In 1620, responding to the encouragement of Sir Fernandino Gorges, King James I of England issued a charter for a council to grant land, control trade, and administer the colonies in New England. This council, known both as the Council of Plymouth (England) and the Council of New England, had the authority to “oversee in the New World land from the 40th to the 48th parallel and from sea to shining sea,” to quote Adair Mulligan.
“The council began to make land grants almost immediately, starting with its own members. In1622 the council granted Sir Gorges, governor of Plymouth and president of the council, and to Captain John Mason, council secretary and a London merchant, a tract of land bounded by the Merrimack and Kennebec rivers and extending inland to ‘the Great Lakes and the River of Canada’ (Lakes Winnipesaukee, Champlain, and the St. Lawrence River). This territory was named ‘Laconia,’ after the lakes lying within these boundaries, and was the first sale of the territory of Gilford….
“The two men divided their land purchase seven years later. Gorges took the portion from the Piscataqua north to the Kennebec, known from that time on as Maine.
Mason took the southern half, between the Piscataqua and the Merrimack and sixty miles inland on each river. This land was to be called New Hampshire. What some believe is the first written description of Lake Winnipesaukee and its islands dates from a 1632 report, just after John Mason received his land grant, when he dispatched Captain Walter Neal to look over the place….
“Gorges and Mason also received a charter for the ‘Laconia Company,’ an enterprise for promoting trade in furs with the Indians of the Lakes Region…(but it eventually) went bankrupt.
“Captain Mason …advanced large sums of money for arms, ammunition, clothing, tools, fishing gear, provisions, and cattle to promote settlement of his New Hampshire estate. He died, however, without ever having set foot in the New World. He willed the New Hampshire lands to his daughter, Ann Mason Tufton, and her heirs, who became known to historians as ‘the Masonian Heirs.’ His grant became a legal nightmare in the courts.
“For over 150 years, no one really knew where Mason’s grant to New Hampshire was. One source of dispute was whether the line overland between the headwaters of the Merrimack and the Piscataqua was curved or straight. The line was later determined to be straight, and ran from the seacoast to Rindge, New Hampshire, across the Belknap Range and Lake Winnipesaukee’s Long Island, including the eastern part of Gilford. A larger problem, however, was that no one had noticed that the Merrimack, which flows west to east near the coast, takes an abrupt right angle turn from the north some miles inland. As it turned out, both the colony of Massachusetts (per the charter issued to the Massachusetts Bay Colony in 1629) and (per the 1622 charter to Sir Gorges and Captain John Mason) John Mason’s heirs claimed the same territory.”
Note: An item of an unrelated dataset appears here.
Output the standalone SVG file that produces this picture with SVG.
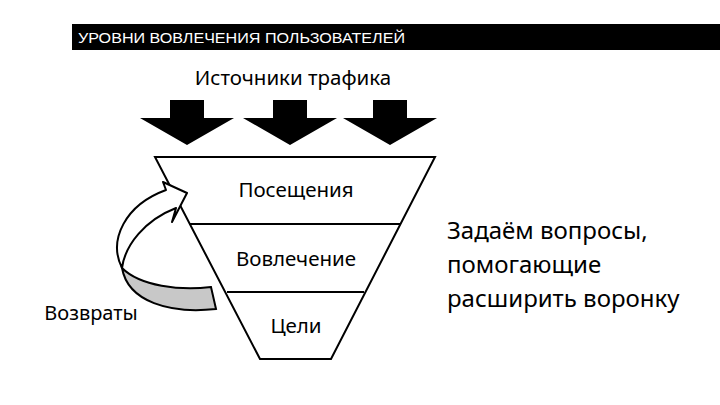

Massachusetts’ Governor Endicott was determined to resolve the boundary matter. So, in 1638, explorers sent out to mark the northern boundary marked a large pine tree (“Endicott’s tree”) on the river in the area of present-day Franklin, NH. Later, in 1652, when the tree could not be located, Governor Endicott ordered Captain Symon Willard and Captain Edward Johnson to head up a survey team to mark the northern boundary. On August 1, 1652, with the help of others, including some Native Americans, the team chiseled upon a large bolder, in what is now the Weirs, the name of Governor Endicott, of the Bay Colony, as well as the initials of the two leaders and the date. (Note: On June 4, 2005, the Weirs was the site of the dedication of Robert Morton’s Native American Sculpture atop Historic “Endicott Rock” Monument.)
Adair Mulligan goes on to say that in 1664, a commission appointed by King Charles II declared that Massachusetts’ northern boundary was three miles north of the mouth of the Merrimack, not the source (at the Weirs). Then in 1679 the Province of New Hampshire was established. In 1716, leadership of New Hampshire fell into the hands of a series of Wentworths -- John , then Benning, and then John’s grandson John.
Again quoting from The Gunstock Parish: A History of Gilford, New Hampshire, “On My 20, 1727, His Majesty’s provincial Lieutenant Governor John Wentworth … signed a charter for six central New Hampshire townships: Barnstead, Bow, Canterbury, Chichester, Epsom, and Gilmanton…. The charter called for establishment of a town (Gilmantown) of some 85,000 acres or 133 square miles, about one-third of which was later set off in 1812 as Gilford. The early boundaries of this vast new town included the present Gilmanton, Belmont, Gilford, Lakeport, and that part of Laconia south of the Winnipesaukee River.”
But it wasn’t until 1761 that the first settlers arrived in Gilmanton. Finally, in the mid-1770s, settlement spread to Gilmanton’s Upper Parish, also known as Gunstock Parish, which later, in 1812, broke away and became Gilford.
With these common background threads of history, it is no wonder that the members of Gilmanton’s and Gilford’s historical societies are looking forward to being together on Tuesday evening, June 28th. The public at large is also invited to join us.